■ COLLECTED DATA

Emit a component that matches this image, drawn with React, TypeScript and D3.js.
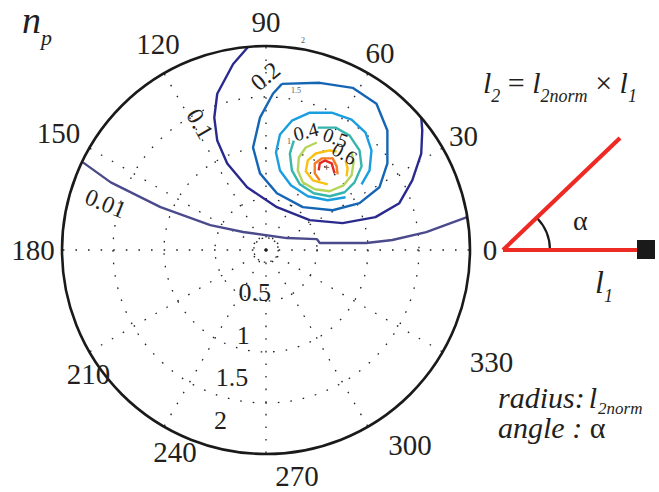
import React from "react";
import * as d3 from "d3";

// contour levels and their colours (jet-like)
const levels = [0.01, 0.1, 0.2, 0.3, 0.4, 0.5, 0.6, 0.7, 0.8];
const levelColors = ["#4a4a8c", "#2a2a8e", "#1565b5", "#1a9ee0", "#35b5ac", "#b5d55a", "#fcc010", "#f57c22", "#e52a24"];

// contour polylines, cartesian data units (radius = l2norm, max 2)
const c001 = [[-1.795, 0.859], [-1.522, 0.663], [-1.034, 0.42], [-0.546, 0.244], [-0.224, 0.176], [0.205, 0.117], [0.498, 0.107], [0.527, 0.068], [0.985, 0.068], [1.239, 0.098], [1.571, 0.176], [1.971, 0.322]];
const c01 = [[-0.176, 1.99], [-0.322, 1.824], [-0.478, 1.532], [-0.507, 1.298], [-0.478, 1.073], [-0.38, 0.849], [-0.185, 0.615], [0.107, 0.42], [0.429, 0.293], [0.751, 0.263], [1.073, 0.322], [1.307, 0.459], [1.434, 0.683], [1.522, 0.946], [1.532, 1.171], [1.522, 1.298]];
const c02 = [[0.156, 1.629], [0.527, 1.639], [0.849, 1.59], [1.083, 1.434], [1.19, 1.171], [1.19, 0.849], [1.112, 0.615], [0.917, 0.459], [0.654, 0.39], [0.361, 0.42], [0.107, 0.556], [-0.059, 0.751], [-0.127, 1.005], [-0.059, 1.298], [0.068, 1.532], [0.156, 1.629]];
const c03 = [[0.937, 0.644], [1.015, 0.78], [1.034, 0.976], [0.976, 1.151], [0.839, 1.278], [0.644, 1.346], [0.429, 1.346], [0.254, 1.268], [0.137, 1.132], [0.098, 0.956], [0.137, 0.78], [0.244, 0.634], [0.41, 0.527], [0.605, 0.488], [0.78, 0.517]];
const c04 = [[0.507, 1.2], [0.683, 1.2], [0.82, 1.122], [0.917, 0.976], [0.937, 0.82], [0.868, 0.663], [0.771, 0.566], [0.624, 0.527], [0.468, 0.556], [0.332, 0.644], [0.254, 0.78], [0.234, 0.946], [0.273, 1.073]];
const c05 = [[0.839, 0.956], [0.859, 0.859], [0.839, 0.732], [0.761, 0.634], [0.624, 0.576], [0.478, 0.595], [0.361, 0.663], [0.312, 0.78], [0.322, 0.907], [0.39, 1.005], [0.498, 1.054]];
const c06a = [[0.605, 0.644], [0.459, 0.683], [0.39, 0.771], [0.41, 0.878], [0.488, 0.946], [0.624, 0.976], [0.693, 0.966]];
const c06b = [[0.78, 0.878], [0.8, 0.8], [0.79, 0.722]];
const c07 = [[0.527, 0.683], [0.478, 0.751], [0.478, 0.849], [0.546, 0.898], [0.654, 0.898], [0.693, 0.82], [0.702, 0.741]];
const c08 = [[0.517, 0.78], [0.527, 0.849], [0.576, 0.878], [0.644, 0.849], [0.673, 0.751]];
const contourSegments = [[c001], [c01], [c02], [c03], [c04], [c05], [c06a, c06b], [c07], [c08]];
const peak = [0.595, 0.81];

const contourLabels = [
  { text: "0.01", x: -1.571, y: 0.459, rot: 22, big: true },
  { text: "0.1", x: -0.644, y: 1.239, rot: 60, big: true },
  { text: "0.2", x: -0.01, y: 1.707, rot: -40, big: true },
  { text: "0.4", x: 0.39, y: 1.161, rot: -15, big: false },
  { text: "0.5", x: 0.683, y: 1.102, rot: 20, big: false },
  { text: "0.6", x: 0.771, y: 0.946, rot: 30, big: false },
];

const angleTicks = [0, 30, 60, 90, 120, 150, 180, 210, 240, 270, 300, 330];
const radialTicks = [0.5, 1, 1.5, 2];
const gridRings = [0.12, 0.5, 1, 1.5];
const smallRadialTicks = [1, 1.5, 2];
const rMax = 2;

const W = 659;
const H = 492;
const cx = 266;
const cy = 250;
const R = 204;
const serif = "Liberation Serif, Times New Roman, serif";
const ink = "#231f20";

// hand nudges for angle labels as placed in the original figure
const labelNudge: Record<number, [number, number]> = {
  0: [-4, 0], 120: [6, -9], 150: [-10, -3], 180: [-5, 0],
  210: [20, 10], 240: [23, 4], 270: [31, -2], 300: [30, -3], 330: [28, -2],
};

export default function App() {
  const x = d3.scaleLinear().domain([-rMax, rMax]).range([cx - R, cx + R]);
  const y = d3.scaleLinear().domain([-rMax, rMax]).range([cy + R, cy - R]);
  const rs = d3.scaleLinear().domain([0, rMax]).range([0, R]);
  const line = d3.line<number[]>().x((d) => x(d[0])).y((d) => y(d[1]));
  const rad = (deg: number) => (deg * Math.PI) / 180;
  const dotted = { stroke: "#222", strokeWidth: 1.3, strokeDasharray: "1.6 11", fill: "none" };

  return (
    <svg width={W} height={H} style={{ position: "absolute", left: 0, top: 0, background: "#fff" }}>
      {/* grid */}
      {gridRings.map((r) => (
        <circle key={r} cx={cx} cy={cy} r={rs(r)} {...dotted} strokeDasharray={r < 0.3 ? "1.6 5" : "1.6 11"} />
      ))}
      {angleTicks.map((a) => (
        <line key={a} x1={cx} y1={cy} x2={cx + R * Math.cos(rad(a))} y2={cy - R * Math.sin(rad(a))} {...dotted} />
      ))}

      {/* contours */}
      {contourSegments.map((segs, i) =>
        segs.map((s, j) => (
          <path key={`${i}-${j}`} d={line(s) || ""} fill="none" stroke={levelColors[i]} strokeWidth={2.4} strokeLinejoin="round" />
        ))
      )}
      <g stroke="#8a5a50" strokeWidth={1}>
        <line x1={x(peak[0]) - 2.5} x2={x(peak[0]) + 2.5} y1={y(peak[1])} y2={y(peak[1])} />
        <line x1={x(peak[0])} x2={x(peak[0])} y1={y(peak[1]) - 2.5} y2={y(peak[1]) + 2.5} />
      </g>

      {/* contour labels */}
      {contourLabels.map((l) => (
        <text
          key={l.text}
          transform={`translate(${x(l.x)},${y(l.y)}) rotate(${l.rot})`}
          textAnchor="middle"
          dy="0.35em"
          fontFamily={serif}
          fontSize={l.big ? 24 : 20}
          fill={ink}
        >
          {l.text}
        </text>
      ))}

      {/* outer circle */}
      <circle cx={cx} cy={cy} r={R} fill="none" stroke="#1a1a1a" strokeWidth={2.6} />

      {/* tiny default radial labels */}
      {smallRadialTicks.map((r) => (
        <text
          key={r}
          x={cx + (rs(r) + 5) * Math.cos(rad(82)) + 8}
          y={cy - (rs(r) + 5) * Math.sin(rad(82)) - 3}
          dy="0.35em"
          textAnchor="middle"
          fontFamily={serif}
          fontSize={8}
          fill="#555"
        >
          {r}
        </text>
      ))}

      {/* radial labels */}
      {radialTicks.map((r) => (
        <text
          key={r}
          x={cx + rs(r) * 0.86 * Math.cos(rad(255))}
          y={cy - rs(r) * 0.86 * Math.sin(rad(255))}
          dy="0.35em"
          textAnchor="middle"
          fontFamily={serif}
          fontSize={26}
          fill={ink}
        >
          {r}
        </text>
      ))}

      {/* angle labels */}
      {angleTicks.map((a) => {
        const n = labelNudge[a] || [0, 0];
        return (
          <text
            key={a}
            x={cx + 228 * Math.cos(rad(a)) + n[0]}
            y={cy - 228 * Math.sin(rad(a)) + n[1]}
            dy="0.35em"
            textAnchor="middle"
            fontFamily={serif}
            fontSize={29}
            fill={ink}
          >
            {a}
          </text>
        );
      })}

      {/* n_p */}
      <text x={22} y={33} fontFamily={serif} fontStyle="italic" fontSize={38} fill={ink}>
        n<tspan fontSize={22} dy={12}>p</tspan>
      </text>

      {/* formula */}
      <text x={483} y={93} fontFamily={serif} fontStyle="italic" fontSize={30} fill={ink}>
        l<tspan fontSize={18} dy={9}>2</tspan>
        <tspan dy={-9} fontStyle="normal">{" = "}</tspan>
        <tspan>l</tspan>
        <tspan fontSize={18} dy={9}>2norm</tspan>
        <tspan dy={-9} fontStyle="normal">{" × "}</tspan>
        <tspan>l</tspan>
        <tspan fontSize={18} dy={9}>1</tspan>
      </text>

      {/* angle diagram */}
      <g>
        <path d="M537,218 A46,46 0 0 1 550,250" fill="none" stroke="#1a1a1a" strokeWidth={2.2} />
        <line x1={503} y1={250} x2={640} y2={250} stroke="#ee2a24" strokeWidth={4.2} />
        <line x1={503} y1={250} x2={620} y2={138} stroke="#ee2a24" strokeWidth={4.2} />
        <rect x={637} y={240} width={18} height={19} fill="#1a1a1a" />
        <text x={573} y={230} fontFamily={serif} fontSize={28} fill={ink}>α</text>
        <text x={595} y={293} fontFamily={serif} fontStyle="italic" fontSize={32} fill={ink}>
          l<tspan fontSize={18} dy={9}>1</tspan>
        </text>
      </g>

      {/* legend text */}
      <text x={498} y={408} fontFamily={serif} fontStyle="italic" fontSize={30} fill={ink}>
        radius:<tspan dx={4}>l</tspan>
        <tspan fontSize={17} dy={6} dx={1}>2norm</tspan>
      </text>
      <text x={498} y={438} fontFamily={serif} fontStyle="italic" fontSize={30} fill={ink}>
        {"angle : "}<tspan fontStyle="normal">α</tspan>
      </text>
    </svg>
  );
}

■ WHAT TO WORK ON
Write out again, exactly, the lines from the start of the listing up to the line containing "import * as", with both ends and without pictures.

■ OUTPUT OF THE TASK
Emit a component that matches this image, drawn with React, TypeScript and D3.js.
import React from "react";
import * as d3 from "d3";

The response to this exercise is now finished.